Griggs R; Miller JP; Greenberg C; Fehlings D; Pestronk A et al. Efficacy and Safety of Deflazacort vs Prednisone and Placebo for Duchenne Muscular Dystrophy
87, November 15, 2016.
Submitted by Leigh Maria K. Ramos-Platt, MD, News Science Editorial Board
Griggs and colleagues presented the data from a study that was completed in 1995. This was a phase III double blind placebo controlled study in 2 phases over the course of 52 weeks and included 196 patients diagnosed with a dystrophinopathy either by genetic testing or muscle biopsy. This multicenter trial initially had 4 groups (to include a placebo group) in the first phase of 12 weeks, then 3 treatment groups (1.2 mg/kg/day daily deflazacort, 0.9 mg/kg/day daily deflazacort, and 0.75 mg/kg/day of daily prednisone) to complete 52 weeks. Patients were between 5-15 years old and could be either ambulatory or nonambulatory.
The purpose of this study was to evaluate the safety and efficacy of deflazacort vs. steroids. The primary endpoint of this study was change from baseline of muscle strength based on the Medical Research Council scale. The results demonstrated that in the first 12 weeks, compared to placebo, all three treatment arms demonstrated increased average muscle strength. The interval from 12-52 weeks demonstrated a greater preservation of muscle strength of the high and low dose deflazacort arms compared to the prednisone arm. Overall, at week 52, there was greater preservation of muscle strength of the high and low dose deflazacort arms compared to the prednisone arm . The side effect profile was also more favorable with the deflazacort arms. Weight gain was 18% of their body weight in the prednisone arm vs 5% in the deflazacort arms. Behavioral changes were more common in the prednisone arm but Cushingoid appearance, short stature, and cataracts were more common in the deflazacort arms.
Overall, this study does support deflazacort having better efficacy after 52 weeks compared to prednisone. There was no significant efficacy difference between the high and low doses of deflazacort. Thus, the authors concluded that steroids are better than placebo in preservation of motor function and that deflazacort had lower incidence of weight gain and psychiatric side effects.

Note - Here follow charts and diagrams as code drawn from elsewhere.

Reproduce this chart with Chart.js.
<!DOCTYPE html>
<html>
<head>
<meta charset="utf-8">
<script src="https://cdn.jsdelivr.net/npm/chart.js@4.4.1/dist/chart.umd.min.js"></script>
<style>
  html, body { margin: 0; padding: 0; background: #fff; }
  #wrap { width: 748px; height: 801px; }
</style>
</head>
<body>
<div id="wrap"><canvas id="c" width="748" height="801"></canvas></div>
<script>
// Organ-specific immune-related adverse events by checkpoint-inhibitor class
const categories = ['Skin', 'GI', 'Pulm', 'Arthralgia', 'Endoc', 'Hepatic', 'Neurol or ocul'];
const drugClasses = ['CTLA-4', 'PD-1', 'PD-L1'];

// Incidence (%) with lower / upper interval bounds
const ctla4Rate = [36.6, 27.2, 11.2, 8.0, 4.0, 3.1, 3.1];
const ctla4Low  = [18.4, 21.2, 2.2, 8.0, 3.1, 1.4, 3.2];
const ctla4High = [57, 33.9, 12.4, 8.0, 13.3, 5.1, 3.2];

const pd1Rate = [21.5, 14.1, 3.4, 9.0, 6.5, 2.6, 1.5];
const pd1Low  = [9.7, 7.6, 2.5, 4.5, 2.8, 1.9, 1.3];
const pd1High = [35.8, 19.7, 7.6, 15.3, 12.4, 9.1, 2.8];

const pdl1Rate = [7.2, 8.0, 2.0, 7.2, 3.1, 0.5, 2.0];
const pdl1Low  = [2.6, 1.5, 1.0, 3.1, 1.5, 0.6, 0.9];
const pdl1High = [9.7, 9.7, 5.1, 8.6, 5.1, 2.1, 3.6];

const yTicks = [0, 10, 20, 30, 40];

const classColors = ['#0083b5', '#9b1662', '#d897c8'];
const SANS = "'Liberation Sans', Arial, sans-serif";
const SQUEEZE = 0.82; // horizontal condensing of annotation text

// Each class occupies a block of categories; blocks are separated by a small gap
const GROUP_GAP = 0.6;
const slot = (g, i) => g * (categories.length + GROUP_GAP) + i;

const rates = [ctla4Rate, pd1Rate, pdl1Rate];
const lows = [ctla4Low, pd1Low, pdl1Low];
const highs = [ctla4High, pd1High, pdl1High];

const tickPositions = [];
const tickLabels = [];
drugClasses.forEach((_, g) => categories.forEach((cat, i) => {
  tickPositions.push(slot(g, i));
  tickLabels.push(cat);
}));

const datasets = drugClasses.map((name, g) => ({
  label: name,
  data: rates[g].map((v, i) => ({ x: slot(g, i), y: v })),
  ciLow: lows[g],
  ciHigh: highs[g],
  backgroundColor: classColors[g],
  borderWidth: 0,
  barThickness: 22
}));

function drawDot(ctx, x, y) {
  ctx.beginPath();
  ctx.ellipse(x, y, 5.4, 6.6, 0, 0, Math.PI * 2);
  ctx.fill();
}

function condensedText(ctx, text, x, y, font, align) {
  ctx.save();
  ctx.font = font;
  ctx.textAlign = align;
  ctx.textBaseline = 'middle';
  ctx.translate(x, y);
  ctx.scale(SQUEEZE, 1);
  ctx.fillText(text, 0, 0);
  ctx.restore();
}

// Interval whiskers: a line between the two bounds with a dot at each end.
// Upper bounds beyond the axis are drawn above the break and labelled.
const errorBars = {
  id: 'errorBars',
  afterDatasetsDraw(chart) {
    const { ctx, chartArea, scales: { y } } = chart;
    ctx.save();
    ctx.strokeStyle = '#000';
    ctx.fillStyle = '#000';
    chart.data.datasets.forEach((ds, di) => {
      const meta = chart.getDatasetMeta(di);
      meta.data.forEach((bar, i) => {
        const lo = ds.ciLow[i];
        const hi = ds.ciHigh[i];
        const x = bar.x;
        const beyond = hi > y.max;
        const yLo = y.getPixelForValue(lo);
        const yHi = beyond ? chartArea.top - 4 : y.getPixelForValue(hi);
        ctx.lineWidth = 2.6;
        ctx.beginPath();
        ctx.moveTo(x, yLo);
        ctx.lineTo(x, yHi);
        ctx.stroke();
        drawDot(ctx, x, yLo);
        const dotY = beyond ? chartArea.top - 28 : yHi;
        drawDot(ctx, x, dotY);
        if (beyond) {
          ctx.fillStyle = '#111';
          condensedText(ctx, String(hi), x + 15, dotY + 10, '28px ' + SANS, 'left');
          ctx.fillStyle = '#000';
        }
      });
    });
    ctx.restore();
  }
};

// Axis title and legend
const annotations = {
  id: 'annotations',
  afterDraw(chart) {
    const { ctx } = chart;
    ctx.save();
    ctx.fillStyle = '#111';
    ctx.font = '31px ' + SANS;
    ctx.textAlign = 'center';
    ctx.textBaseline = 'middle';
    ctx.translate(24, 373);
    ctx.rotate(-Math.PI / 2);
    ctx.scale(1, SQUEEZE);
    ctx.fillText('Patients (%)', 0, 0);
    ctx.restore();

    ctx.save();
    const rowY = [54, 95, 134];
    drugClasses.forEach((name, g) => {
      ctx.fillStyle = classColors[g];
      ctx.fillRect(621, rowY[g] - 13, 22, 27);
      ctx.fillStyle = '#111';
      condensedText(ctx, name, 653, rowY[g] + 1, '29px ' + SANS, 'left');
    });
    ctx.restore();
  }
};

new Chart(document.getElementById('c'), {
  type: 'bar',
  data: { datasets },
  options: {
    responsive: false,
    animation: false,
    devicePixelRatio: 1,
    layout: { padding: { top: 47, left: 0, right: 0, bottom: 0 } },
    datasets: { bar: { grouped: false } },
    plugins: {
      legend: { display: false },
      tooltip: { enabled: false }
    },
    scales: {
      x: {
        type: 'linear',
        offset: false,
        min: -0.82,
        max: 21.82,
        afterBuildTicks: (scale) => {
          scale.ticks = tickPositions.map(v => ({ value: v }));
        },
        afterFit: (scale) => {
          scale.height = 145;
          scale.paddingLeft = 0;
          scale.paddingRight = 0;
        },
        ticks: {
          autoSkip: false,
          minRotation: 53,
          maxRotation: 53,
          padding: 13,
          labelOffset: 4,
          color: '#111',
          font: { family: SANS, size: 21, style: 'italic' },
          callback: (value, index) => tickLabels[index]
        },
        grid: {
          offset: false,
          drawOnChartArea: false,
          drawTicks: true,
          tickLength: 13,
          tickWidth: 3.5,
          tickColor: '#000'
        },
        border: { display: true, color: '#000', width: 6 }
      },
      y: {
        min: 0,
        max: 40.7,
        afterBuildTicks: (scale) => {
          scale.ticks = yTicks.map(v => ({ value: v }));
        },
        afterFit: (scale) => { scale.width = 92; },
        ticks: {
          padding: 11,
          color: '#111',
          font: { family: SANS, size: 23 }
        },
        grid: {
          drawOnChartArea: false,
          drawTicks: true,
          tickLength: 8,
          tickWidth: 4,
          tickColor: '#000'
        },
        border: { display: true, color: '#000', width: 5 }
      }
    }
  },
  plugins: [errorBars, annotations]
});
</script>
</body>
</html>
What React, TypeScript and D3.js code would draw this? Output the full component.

: Deflazacort, although already widely used in other countries, was recently approved by the FDA specifically for the treatment of boys with Duchene muscular dystrophy (DMD). While this study does demonstrate better efficacy and lower side effects of deflazacort vs prednisone, the data is 20 years old. Endpoints that are used in current trials were not employed with this study (such as the 6-minute walk distance) which the authors did acknowledge. Considering the cost of the drug, physicians need to give careful consideration of data in this article. Another study (for DMD) will have more current information regarding the efficacy of steroid regimes in DMD.